It’s never a good idea to judge anything by appearances. Here’s an example.
Mid-autumn of last year I was new in Naples. The language was a challenge and I still didn’t know my way around. The city seemed hectic and disheveled.
Then, on a wet Wednesday in November, I was invited on a trip to the Biblioteca Nazionale di Napoli.
I thought I would visit an impressive collection of books. I had no idea we were about to be given a tour of the most significant, volcano-damaged, Greco-Roman library in the world.
There was plenty of security and form-filling, and then we were taken up stairs and lifts, and all angles of corridors until we reached a small room at the back of everywhere.
It was here that I first got a sense that this would not be an ordinary library tour.
In a book-lined room with a projector we were given a half-hour talk in Italian about the ancient texts I hadn’t known we’d come to see – the Herculaneum papyri.
Thanks to a helpful translator and a useful English summary I was able to follow most of the short lecture.
To say I was surprised is an understatement. I was amazed. I hadn’t realized that these papyri scrolls existed and I hadn’t expected to find such a unique library/museum hidden behind scaffolding, high above the streets of Naples.
Here’s a little information on the scrolls.
1. They were buried and singed to lumps of char beneath up to 25 metres of fallout from the AD79 eruption of Vesuvius.
2. They were not found for over 1,500 years. It was in 1752 that they were discovered when excavations were begun on a villa in Herculaneum believed to have belonged to Julius Caesar’s father-in-law, Lucius Calpurnius Piso Caesoninus.
3. Much of the library discovered so far is the work of a long-term guest at the villa, Philodemus of Gadara, who was a follower of the pleasure-approving Greek philosopher Epicurius.
4. When the scrolls were first found they looked so like charred pieces of wood that nothing was done with them until one was dropped by accident and faint lines of lettering were revealed.
5. Over the years since the discovery of the scrolls many enthusiasts have attempted to stretch open the fragile lumps yet, despite their efforts, enough of the papyri still survive to build this rare library.
6. Abbot Antonio Piaggio, conserver of ancient manuscripts in the Vatican Library, was the man who finally devised a machine to open the scrolls. In 1756, after months of work, he opened a three metre scroll which had forty columns of text (some of the scrolls are 23 metres long but the norm is around nine to ten metres, and they are only 19 – 24cm high).
7. Transcribing work is still going on today and much of it in Naples.
On our visit we saw a handful of academics hunched over their microscopes and the millennia-old fragments.
The work is so inchingly-slow and meticulous it’s painful even to imagine.

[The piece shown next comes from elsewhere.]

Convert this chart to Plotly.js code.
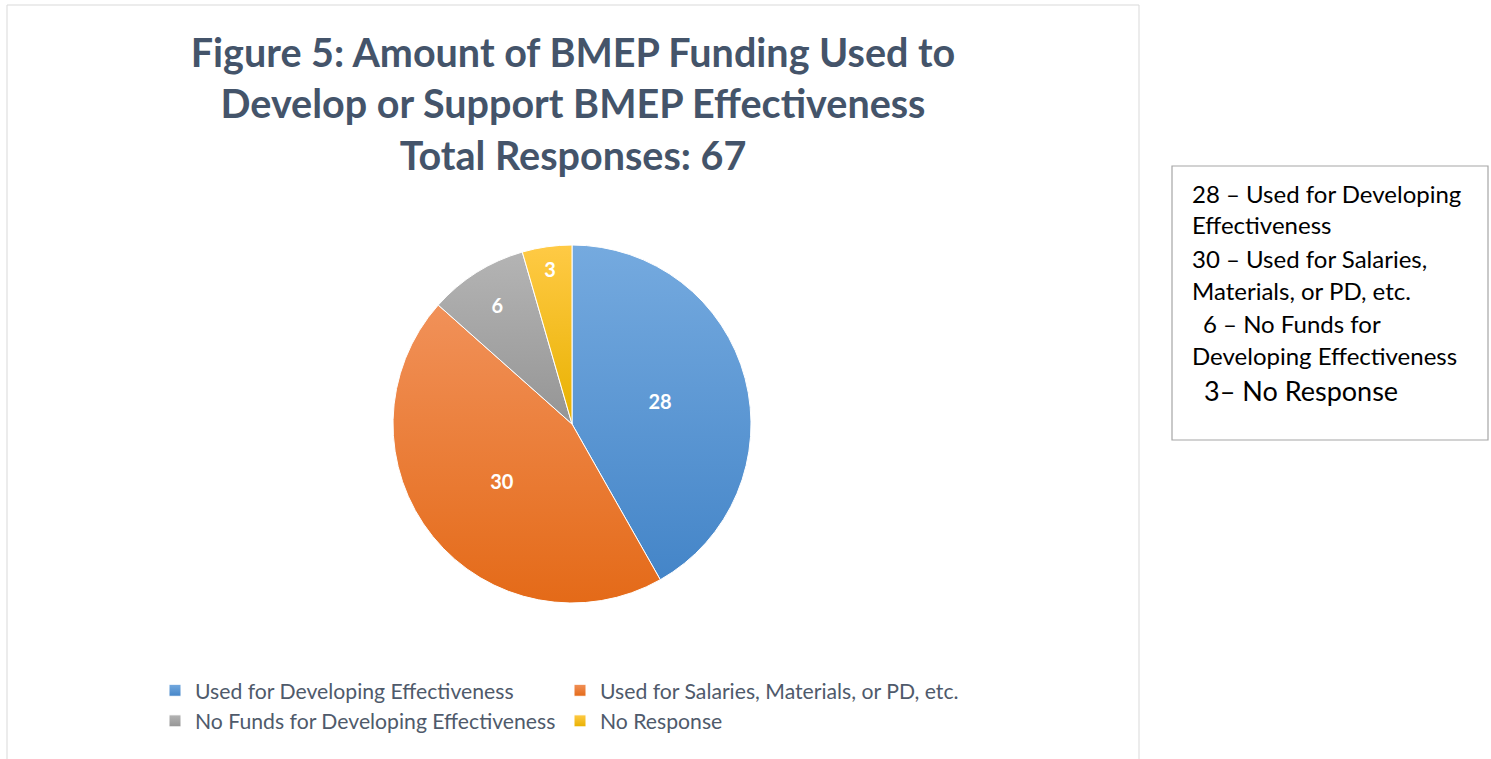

Yet the academics will not give up. As one told me each letter deciphered adds a fraction more to a library that has taken generations to build – a library that only exists today because of the precision and determination of a few against roasted, unreadable odds.
I stepped outside, back into Naples, with a view across the bay to Vesuvius – a reminder of the brutal truth about appearances.